** What needs to be done **
Give back exactly the lines that run from the beginning of the entries to the line containing "function seg(ctx, x1, y1, x2, y2)", both included, and nothing else.
*****
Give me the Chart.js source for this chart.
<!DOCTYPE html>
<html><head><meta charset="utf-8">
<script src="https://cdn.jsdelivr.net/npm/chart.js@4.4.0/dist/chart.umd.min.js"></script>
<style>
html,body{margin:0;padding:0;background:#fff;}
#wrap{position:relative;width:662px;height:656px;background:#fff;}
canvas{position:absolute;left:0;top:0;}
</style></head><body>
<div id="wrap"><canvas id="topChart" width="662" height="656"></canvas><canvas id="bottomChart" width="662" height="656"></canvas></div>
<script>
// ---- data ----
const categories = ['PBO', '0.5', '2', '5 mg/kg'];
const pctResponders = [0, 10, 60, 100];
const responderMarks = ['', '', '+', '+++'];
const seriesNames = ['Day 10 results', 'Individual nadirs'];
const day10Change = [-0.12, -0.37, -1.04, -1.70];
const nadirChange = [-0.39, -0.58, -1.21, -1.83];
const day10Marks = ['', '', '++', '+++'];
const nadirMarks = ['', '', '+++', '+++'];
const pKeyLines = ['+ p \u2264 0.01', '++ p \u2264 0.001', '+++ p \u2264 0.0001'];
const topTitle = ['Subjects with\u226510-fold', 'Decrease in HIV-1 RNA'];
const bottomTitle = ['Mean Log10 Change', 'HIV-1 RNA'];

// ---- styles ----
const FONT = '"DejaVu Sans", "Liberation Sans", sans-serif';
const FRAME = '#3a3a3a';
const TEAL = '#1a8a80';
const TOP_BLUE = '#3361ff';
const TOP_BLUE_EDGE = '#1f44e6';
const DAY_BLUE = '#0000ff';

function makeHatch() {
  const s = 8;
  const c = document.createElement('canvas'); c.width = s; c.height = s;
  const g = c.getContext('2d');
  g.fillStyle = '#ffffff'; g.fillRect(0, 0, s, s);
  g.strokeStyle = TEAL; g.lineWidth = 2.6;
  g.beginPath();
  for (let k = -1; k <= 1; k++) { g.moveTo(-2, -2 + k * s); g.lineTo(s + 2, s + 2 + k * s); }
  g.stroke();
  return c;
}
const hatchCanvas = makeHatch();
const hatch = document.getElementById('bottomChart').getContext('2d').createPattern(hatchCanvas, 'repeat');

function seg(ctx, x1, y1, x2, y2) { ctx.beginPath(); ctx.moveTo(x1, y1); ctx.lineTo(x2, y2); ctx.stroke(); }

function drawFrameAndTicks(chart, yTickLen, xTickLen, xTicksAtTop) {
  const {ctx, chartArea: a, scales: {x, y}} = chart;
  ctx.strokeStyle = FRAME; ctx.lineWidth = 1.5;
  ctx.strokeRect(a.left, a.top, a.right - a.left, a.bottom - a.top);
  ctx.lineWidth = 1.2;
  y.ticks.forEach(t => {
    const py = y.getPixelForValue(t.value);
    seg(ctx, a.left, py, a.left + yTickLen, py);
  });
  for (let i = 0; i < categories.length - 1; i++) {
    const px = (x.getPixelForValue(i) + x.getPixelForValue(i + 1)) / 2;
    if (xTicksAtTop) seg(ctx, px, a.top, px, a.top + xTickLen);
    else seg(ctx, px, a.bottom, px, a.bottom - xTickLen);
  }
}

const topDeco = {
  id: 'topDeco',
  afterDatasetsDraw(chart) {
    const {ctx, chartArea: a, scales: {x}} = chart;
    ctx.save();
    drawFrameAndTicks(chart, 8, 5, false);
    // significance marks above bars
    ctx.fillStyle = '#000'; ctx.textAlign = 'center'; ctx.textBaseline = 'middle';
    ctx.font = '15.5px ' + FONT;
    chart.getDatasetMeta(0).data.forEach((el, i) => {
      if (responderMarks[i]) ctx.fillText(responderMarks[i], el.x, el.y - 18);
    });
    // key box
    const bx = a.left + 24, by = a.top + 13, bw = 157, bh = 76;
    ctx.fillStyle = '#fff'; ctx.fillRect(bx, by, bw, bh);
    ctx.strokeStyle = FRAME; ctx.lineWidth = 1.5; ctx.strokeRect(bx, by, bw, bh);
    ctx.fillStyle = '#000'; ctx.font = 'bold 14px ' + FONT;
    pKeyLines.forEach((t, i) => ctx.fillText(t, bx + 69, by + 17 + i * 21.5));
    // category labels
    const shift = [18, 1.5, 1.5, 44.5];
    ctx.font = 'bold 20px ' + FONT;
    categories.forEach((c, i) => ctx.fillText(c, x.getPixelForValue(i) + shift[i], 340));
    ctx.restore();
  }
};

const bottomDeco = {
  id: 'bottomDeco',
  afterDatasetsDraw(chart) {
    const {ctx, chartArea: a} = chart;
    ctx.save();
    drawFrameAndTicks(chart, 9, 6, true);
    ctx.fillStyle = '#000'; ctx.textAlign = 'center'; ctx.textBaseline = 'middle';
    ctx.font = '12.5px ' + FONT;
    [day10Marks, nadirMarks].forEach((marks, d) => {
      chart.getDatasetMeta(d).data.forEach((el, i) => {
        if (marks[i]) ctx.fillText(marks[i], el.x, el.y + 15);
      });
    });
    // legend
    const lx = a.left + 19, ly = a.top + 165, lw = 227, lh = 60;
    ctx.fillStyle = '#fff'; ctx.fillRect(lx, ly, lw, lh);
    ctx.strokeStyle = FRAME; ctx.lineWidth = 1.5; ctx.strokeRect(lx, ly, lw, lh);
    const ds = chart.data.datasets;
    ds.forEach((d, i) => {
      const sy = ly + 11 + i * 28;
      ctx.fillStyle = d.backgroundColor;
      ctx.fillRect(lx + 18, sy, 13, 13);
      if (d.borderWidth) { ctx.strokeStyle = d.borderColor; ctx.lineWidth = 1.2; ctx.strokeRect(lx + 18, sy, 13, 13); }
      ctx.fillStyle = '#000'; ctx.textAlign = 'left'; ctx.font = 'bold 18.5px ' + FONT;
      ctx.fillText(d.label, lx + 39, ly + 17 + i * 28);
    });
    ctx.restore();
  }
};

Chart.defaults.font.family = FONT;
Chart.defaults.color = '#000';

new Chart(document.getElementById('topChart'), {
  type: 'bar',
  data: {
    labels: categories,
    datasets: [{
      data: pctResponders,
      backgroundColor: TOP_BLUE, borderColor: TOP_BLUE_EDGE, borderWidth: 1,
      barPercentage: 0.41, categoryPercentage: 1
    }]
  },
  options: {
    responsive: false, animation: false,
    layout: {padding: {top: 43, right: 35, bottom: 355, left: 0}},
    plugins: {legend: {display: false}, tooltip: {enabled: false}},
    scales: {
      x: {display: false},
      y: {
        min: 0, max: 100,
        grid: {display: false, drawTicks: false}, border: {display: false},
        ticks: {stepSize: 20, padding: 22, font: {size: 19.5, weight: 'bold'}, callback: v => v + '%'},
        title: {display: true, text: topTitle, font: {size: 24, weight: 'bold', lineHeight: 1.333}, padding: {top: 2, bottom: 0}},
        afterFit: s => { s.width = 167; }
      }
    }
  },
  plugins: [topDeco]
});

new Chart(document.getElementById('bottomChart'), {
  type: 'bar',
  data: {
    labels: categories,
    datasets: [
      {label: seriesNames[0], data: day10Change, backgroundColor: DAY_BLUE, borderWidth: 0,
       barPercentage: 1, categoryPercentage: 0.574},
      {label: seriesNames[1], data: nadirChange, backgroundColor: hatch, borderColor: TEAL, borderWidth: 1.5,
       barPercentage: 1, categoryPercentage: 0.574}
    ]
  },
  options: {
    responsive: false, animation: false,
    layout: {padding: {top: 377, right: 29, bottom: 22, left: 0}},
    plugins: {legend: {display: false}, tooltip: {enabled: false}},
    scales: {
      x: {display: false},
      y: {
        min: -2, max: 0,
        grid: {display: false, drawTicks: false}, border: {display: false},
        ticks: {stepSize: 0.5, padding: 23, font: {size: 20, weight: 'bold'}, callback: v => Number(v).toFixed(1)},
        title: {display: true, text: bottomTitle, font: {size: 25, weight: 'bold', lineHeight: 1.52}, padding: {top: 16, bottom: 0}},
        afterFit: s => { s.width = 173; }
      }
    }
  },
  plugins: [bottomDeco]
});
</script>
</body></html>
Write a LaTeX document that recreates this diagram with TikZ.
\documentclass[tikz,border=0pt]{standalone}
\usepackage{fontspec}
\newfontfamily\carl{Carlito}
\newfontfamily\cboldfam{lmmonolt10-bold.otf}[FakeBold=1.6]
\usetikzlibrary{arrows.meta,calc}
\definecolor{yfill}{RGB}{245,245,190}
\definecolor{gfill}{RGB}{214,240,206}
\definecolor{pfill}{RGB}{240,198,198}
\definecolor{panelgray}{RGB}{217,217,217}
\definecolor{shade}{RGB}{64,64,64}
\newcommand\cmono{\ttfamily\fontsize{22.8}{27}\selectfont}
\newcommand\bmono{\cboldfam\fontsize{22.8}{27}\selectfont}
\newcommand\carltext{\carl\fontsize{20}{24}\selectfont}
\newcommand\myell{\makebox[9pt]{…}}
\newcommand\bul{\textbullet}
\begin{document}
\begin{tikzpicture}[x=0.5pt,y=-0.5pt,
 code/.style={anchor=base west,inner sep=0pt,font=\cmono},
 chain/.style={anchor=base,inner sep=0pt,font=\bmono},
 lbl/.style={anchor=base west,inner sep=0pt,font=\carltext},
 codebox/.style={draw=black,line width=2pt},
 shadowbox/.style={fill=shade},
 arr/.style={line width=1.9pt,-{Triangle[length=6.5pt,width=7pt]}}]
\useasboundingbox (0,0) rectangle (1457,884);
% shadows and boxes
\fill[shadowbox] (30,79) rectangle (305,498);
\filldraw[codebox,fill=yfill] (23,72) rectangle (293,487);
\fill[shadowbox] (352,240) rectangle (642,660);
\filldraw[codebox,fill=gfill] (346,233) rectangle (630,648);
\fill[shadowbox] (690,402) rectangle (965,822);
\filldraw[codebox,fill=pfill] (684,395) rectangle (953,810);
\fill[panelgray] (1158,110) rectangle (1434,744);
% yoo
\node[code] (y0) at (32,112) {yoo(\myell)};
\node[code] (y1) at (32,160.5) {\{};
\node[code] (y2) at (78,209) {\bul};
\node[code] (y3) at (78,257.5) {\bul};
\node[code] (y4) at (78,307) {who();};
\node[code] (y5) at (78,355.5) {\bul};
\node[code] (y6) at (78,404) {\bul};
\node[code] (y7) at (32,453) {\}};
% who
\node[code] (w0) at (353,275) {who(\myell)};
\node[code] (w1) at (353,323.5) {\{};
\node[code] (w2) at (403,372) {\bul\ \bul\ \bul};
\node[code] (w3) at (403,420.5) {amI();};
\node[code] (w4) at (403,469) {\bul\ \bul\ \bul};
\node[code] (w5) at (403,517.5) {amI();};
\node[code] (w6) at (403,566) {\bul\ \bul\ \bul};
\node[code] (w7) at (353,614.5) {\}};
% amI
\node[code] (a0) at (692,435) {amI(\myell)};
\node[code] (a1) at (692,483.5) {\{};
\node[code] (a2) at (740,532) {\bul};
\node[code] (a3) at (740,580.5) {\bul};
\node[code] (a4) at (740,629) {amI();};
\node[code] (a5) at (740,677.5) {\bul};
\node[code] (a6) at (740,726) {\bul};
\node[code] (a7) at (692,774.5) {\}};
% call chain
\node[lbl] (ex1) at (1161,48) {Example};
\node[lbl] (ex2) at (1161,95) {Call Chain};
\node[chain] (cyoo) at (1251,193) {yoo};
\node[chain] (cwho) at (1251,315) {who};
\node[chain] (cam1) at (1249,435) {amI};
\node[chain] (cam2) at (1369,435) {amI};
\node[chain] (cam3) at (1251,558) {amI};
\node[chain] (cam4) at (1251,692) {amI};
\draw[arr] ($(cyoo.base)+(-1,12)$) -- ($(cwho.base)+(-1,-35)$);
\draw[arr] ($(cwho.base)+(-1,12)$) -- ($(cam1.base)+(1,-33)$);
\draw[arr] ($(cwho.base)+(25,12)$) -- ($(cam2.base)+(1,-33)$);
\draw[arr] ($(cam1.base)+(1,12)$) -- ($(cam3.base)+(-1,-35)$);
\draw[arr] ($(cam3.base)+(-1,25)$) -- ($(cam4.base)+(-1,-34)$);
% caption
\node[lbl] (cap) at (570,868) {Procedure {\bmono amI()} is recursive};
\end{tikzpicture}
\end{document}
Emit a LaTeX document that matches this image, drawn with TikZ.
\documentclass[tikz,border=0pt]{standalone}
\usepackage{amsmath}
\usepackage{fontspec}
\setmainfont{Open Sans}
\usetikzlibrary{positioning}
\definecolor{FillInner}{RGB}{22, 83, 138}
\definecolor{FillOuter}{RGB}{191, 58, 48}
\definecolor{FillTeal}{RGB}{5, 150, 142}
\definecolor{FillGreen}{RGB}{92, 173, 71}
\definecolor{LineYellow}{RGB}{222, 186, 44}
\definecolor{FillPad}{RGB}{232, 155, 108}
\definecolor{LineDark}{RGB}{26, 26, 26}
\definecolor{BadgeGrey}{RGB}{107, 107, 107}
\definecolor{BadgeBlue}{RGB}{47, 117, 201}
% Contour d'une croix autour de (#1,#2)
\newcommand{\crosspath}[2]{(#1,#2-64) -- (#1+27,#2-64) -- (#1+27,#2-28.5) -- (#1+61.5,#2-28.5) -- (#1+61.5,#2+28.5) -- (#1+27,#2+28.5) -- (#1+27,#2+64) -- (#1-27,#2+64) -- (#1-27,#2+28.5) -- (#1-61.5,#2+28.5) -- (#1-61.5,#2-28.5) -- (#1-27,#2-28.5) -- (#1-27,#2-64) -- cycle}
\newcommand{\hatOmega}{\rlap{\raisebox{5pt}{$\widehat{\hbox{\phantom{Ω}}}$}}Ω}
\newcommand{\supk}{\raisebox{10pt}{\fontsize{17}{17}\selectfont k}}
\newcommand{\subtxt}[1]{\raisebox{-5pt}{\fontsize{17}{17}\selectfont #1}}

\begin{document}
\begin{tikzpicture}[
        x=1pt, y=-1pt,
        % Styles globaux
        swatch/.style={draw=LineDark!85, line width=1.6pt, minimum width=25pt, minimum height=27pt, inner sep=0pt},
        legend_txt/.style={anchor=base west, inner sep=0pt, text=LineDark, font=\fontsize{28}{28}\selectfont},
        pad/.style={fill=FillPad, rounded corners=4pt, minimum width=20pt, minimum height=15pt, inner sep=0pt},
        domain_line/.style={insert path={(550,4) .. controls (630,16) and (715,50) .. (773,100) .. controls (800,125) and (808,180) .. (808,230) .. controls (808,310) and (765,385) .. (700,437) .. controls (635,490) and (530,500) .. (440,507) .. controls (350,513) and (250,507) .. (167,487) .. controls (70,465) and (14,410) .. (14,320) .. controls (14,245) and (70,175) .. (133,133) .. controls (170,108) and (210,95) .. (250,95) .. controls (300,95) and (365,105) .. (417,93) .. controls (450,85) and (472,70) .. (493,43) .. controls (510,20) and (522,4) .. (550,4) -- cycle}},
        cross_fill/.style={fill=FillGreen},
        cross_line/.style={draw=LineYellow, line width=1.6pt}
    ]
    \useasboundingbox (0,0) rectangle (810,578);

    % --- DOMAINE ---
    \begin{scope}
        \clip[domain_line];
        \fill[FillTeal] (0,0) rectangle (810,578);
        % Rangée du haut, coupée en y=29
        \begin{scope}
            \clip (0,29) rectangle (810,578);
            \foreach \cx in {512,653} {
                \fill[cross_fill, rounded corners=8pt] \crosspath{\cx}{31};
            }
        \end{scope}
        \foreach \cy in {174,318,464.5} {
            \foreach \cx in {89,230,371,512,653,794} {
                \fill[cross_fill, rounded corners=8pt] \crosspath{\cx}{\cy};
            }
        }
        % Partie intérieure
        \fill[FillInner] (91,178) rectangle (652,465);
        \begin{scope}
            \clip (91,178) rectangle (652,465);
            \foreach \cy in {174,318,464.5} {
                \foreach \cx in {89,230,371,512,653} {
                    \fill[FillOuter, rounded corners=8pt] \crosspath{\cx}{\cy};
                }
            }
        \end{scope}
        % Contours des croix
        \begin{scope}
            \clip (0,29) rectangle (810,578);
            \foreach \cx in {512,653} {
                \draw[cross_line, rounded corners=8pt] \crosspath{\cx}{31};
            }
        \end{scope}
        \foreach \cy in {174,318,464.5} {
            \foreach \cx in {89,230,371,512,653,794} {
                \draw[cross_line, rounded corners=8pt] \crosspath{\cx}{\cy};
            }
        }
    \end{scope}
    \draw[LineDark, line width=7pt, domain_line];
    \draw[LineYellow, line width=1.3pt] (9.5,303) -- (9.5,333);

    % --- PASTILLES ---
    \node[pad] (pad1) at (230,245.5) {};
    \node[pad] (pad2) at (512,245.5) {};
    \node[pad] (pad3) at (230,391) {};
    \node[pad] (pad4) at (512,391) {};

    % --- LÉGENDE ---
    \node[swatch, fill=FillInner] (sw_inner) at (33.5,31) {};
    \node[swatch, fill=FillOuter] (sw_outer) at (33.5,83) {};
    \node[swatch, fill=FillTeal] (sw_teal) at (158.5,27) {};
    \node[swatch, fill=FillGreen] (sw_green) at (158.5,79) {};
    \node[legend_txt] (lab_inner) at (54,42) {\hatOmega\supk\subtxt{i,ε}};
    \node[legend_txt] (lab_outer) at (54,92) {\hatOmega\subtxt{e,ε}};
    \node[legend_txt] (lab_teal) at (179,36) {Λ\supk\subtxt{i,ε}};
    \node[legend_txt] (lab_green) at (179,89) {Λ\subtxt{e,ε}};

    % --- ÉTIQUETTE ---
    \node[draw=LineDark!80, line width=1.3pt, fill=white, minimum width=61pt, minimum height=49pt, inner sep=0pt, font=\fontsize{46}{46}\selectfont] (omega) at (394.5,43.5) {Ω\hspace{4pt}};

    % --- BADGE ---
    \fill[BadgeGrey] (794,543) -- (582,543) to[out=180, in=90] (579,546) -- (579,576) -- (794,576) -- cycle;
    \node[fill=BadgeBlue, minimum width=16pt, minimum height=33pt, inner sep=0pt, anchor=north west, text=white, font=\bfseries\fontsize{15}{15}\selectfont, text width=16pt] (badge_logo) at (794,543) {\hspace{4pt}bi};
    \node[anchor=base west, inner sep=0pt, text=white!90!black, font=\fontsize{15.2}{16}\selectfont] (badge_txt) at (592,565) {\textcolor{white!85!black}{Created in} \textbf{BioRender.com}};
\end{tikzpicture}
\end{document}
*****
** Final result **
Give me the Chart.js source for this chart.
<!DOCTYPE html>
<html><head><meta charset="utf-8">
<script src="https://cdn.jsdelivr.net/npm/chart.js@4.4.0/dist/chart.umd.min.js"></script>
<style>
html,body{margin:0;padding:0;background:#fff;}
#wrap{position:relative;width:662px;height:656px;background:#fff;}
canvas{position:absolute;left:0;top:0;}
</style></head><body>
<div id="wrap"><canvas id="topChart" width="662" height="656"></canvas><canvas id="bottomChart" width="662" height="656"></canvas></div>
<script>
// ---- data ----
const categories = ['PBO', '0.5', '2', '5 mg/kg'];
const pctResponders = [0, 10, 60, 100];
const responderMarks = ['', '', '+', '+++'];
const seriesNames = ['Day 10 results', 'Individual nadirs'];
const day10Change = [-0.12, -0.37, -1.04, -1.70];
const nadirChange = [-0.39, -0.58, -1.21, -1.83];
const day10Marks = ['', '', '++', '+++'];
const nadirMarks = ['', '', '+++', '+++'];
const pKeyLines = ['+ p \u2264 0.01', '++ p \u2264 0.001', '+++ p \u2264 0.0001'];
const topTitle = ['Subjects with\u226510-fold', 'Decrease in HIV-1 RNA'];
const bottomTitle = ['Mean Log10 Change', 'HIV-1 RNA'];

// ---- styles ----
const FONT = '"DejaVu Sans", "Liberation Sans", sans-serif';
const FRAME = '#3a3a3a';
const TEAL = '#1a8a80';
const TOP_BLUE = '#3361ff';
const TOP_BLUE_EDGE = '#1f44e6';
const DAY_BLUE = '#0000ff';

function makeHatch() {
  const s = 8;
  const c = document.createElement('canvas'); c.width = s; c.height = s;
  const g = c.getContext('2d');
  g.fillStyle = '#ffffff'; g.fillRect(0, 0, s, s);
  g.strokeStyle = TEAL; g.lineWidth = 2.6;
  g.beginPath();
  for (let k = -1; k <= 1; k++) { g.moveTo(-2, -2 + k * s); g.lineTo(s + 2, s + 2 + k * s); }
  g.stroke();
  return c;
}
const hatchCanvas = makeHatch();
const hatch = document.getElementById('bottomChart').getContext('2d').createPattern(hatchCanvas, 'repeat');

function seg(ctx, x1, y1, x2, y2) { ctx.beginPath(); ctx.moveTo(x1, y1); ctx.lineTo(x2, y2); ctx.stroke(); }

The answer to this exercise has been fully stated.